20-year-old Gianna Forte and 9-year-old Kenzie Glasgow were both born with an omphalocele, a condition that causes an infant's intestine or other abdominal organs to grow outside of the body. 

By Maressa Brown
January 30, 2019
Ballet Shoes
Credit: Plush Design Studio via Unsplash

January 30, 2019

A little girl and a ballet dancer in Washington, D.C. recently forged a very special bond. 20-year-old Gianna Forte, a dancer with the Washington Ballet, and 9-year-old Kenzie Glasgow were both born with the same rare birth defect: an omphalocele. When a child is born with the condition, her intestine or other abdominal organs grow outside of the body due to a hole in the belly button area. The intestines are covered only by a thin layer of tissue and can be easily seen.

When Gianna was born, she was rushed into emergency surgery, and her organs were placed inside her. Since then, she's lived a normal life, becoming a professional ballet dancer. But WCNC reports that in March of last year, the dancer tore a labrum in her hip, which lead to a surgery that irritated the young woman's organs, causing them to twist. She began to suffer from pneumonia and sepsis, a dangerous infection to the blood that can be fatal. And within nine days, she had five major surgeries. 

Gianna is a fighter, though. Her health care providers even gave her the nickname "The Beast." And when she returned to the stage in November 2018, her survival and strength was an inspiration to many, including 9-year-old Kenzie Glasgow, who was also born with an omphalocele.

“I thought it was really cool she had an omphalocele too, and now she’s a really, really awesome ballerina,” Kenzie told the local D.C. outlet.

Kenzie's mom, Brooke, had heard about Forte's journey and reached out to the dancer and her mother, Jodi, hoping to arrange a meet-and-greet for her daughter. The ballet dancer quickly became a role model for Kenzie, who was called "The Feisty One" by her doctors.

"I want [Kenzie] to always be proud and rock it, and she is going to see how you do that," Brooke told WCNC. 

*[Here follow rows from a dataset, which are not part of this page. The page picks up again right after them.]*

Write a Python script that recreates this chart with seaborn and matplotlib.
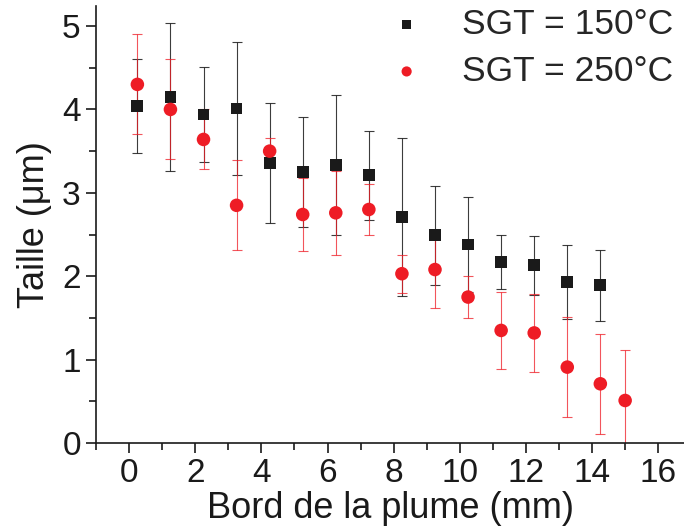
import numpy as np
import pandas as pd
import matplotlib
matplotlib.use("Agg")
import matplotlib.pyplot as plt
import seaborn as sns
from matplotlib.ticker import MultipleLocator

# --- data ---
x_150 = [0.25, 1.25, 2.25, 3.25, 4.25, 5.25, 6.25, 7.25, 8.25, 9.25, 10.25, 11.25, 12.25, 13.25, 14.25]
y_150 = [4.04, 4.15, 3.94, 4.01, 3.36, 3.25, 3.33, 3.21, 2.71, 2.49, 2.38, 2.17, 2.13, 1.93, 1.89]
err_150 = [0.56, 0.89, 0.57, 0.80, 0.72, 0.66, 0.84, 0.53, 0.95, 0.59, 0.57, 0.32, 0.35, 0.44, 0.43]

x_250 = [0.25, 1.25, 2.25, 3.25, 4.25, 5.25, 6.25, 7.25, 8.25, 9.25, 10.25, 11.25, 12.25, 13.25, 14.25, 15.0]
y_250 = [4.30, 4.00, 3.64, 2.85, 3.50, 2.74, 2.76, 2.80, 2.03, 2.08, 1.75, 1.35, 1.32, 0.91, 0.71, 0.51]
err_250 = [0.60, 0.60, 0.36, 0.54, 0.16, 0.44, 0.50, 0.31, 0.23, 0.46, 0.25, 0.46, 0.47, 0.60, 0.60, 0.60]

labels = ['SGT = 150°C', 'SGT = 250°C']
black = '#1a1a1a'
red = '#ee1c25'

df150 = pd.DataFrame({'x': x_150, 'y': y_150, 'err': err_150})
df250 = pd.DataFrame({'x': x_250, 'y': y_250, 'err': err_250})

sns.set_style('ticks')
plt.rcParams['font.family'] = ['Liberation Sans', 'DejaVu Sans']

fig = plt.figure(figsize=(6.84, 5.31), dpi=100)
ax = fig.add_axes([0.1404, 0.1657, 0.8596, 0.823])

# error bars first so markers sit on top
ax.errorbar(df150['x'], df150['y'], yerr=df150['err'], fmt='none',
            ecolor=black, elinewidth=0.8, capsize=3.8, capthick=0.8, alpha=0.85, zorder=2)
ax.errorbar(df250['x'], df250['y'], yerr=df250['err'], fmt='none',
            ecolor=red, elinewidth=0.8, capsize=3.8, capthick=0.8, alpha=0.75, zorder=2)

sns.scatterplot(data=df150, x='x', y='y', marker='s', s=72, color=black,
                edgecolor='none', label=labels[0], ax=ax, zorder=3)
sns.scatterplot(data=df250, x='x', y='y', marker='o', s=95, color=red,
                edgecolor='none', label=labels[1], ax=ax, zorder=4)

ax.set_xlim(-1, 16.78)
ax.set_ylim(0, 5.24)
ax.xaxis.set_major_locator(MultipleLocator(2))
ax.xaxis.set_minor_locator(MultipleLocator(1))
ax.yaxis.set_major_locator(MultipleLocator(1))
ax.yaxis.set_minor_locator(MultipleLocator(0.5))

for side in ['top', 'right']:
    ax.spines[side].set_visible(False)
for side in ['left', 'bottom']:
    ax.spines[side].set_linewidth(1.2)
    ax.spines[side].set_color(black)

ax.tick_params(which='major', direction='out', length=7, width=1.2, color=black,
               labelsize=24, labelcolor=black, pad=4)
ax.tick_params(which='minor', direction='out', length=5, width=1.2, color=black)

ax.set_xlabel('Bord de la plume (mm)', fontsize=26, color=black, labelpad=1)
ax.set_ylabel('Taille (μm)', fontsize=26, color=black, labelpad=7)

ax.legend(loc='upper right', bbox_to_anchor=(1.005, 1.028), frameon=False, fontsize=25.5,
          handlelength=1.6, handletextpad=0.75, labelspacing=0.39, markerscale=0.75,
          borderaxespad=0)

fig.savefig('out.png', dpi=100)
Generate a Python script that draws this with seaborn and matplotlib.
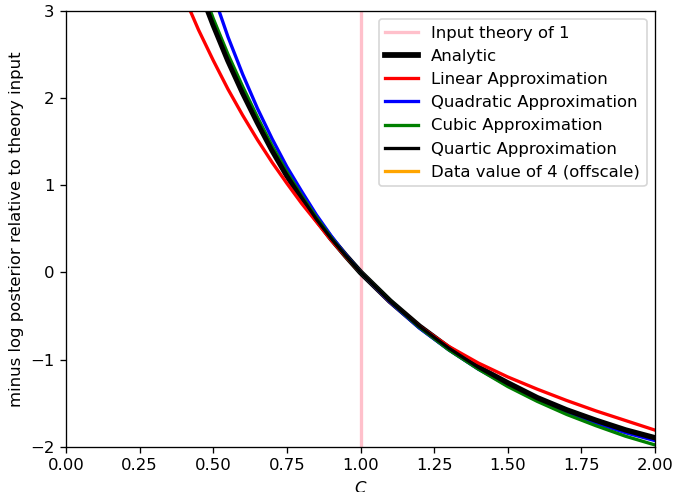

Jodi shared that she wish she had been able to connect with other parents and kids dealing with omphalocele. Twenty years ago, when the world wasn't nearly as connected via the internet, that seemed like an impossibility. “We didn’t ever have a connection with anyone who had this,” Jodi explained.

Thanks to this meeting, these mothers and daughters now, finally, have that connection. And they couldn't be more thrilled. As Jodi said, “Just to know that we were able to change someone’s life for the better is a really good feeling.”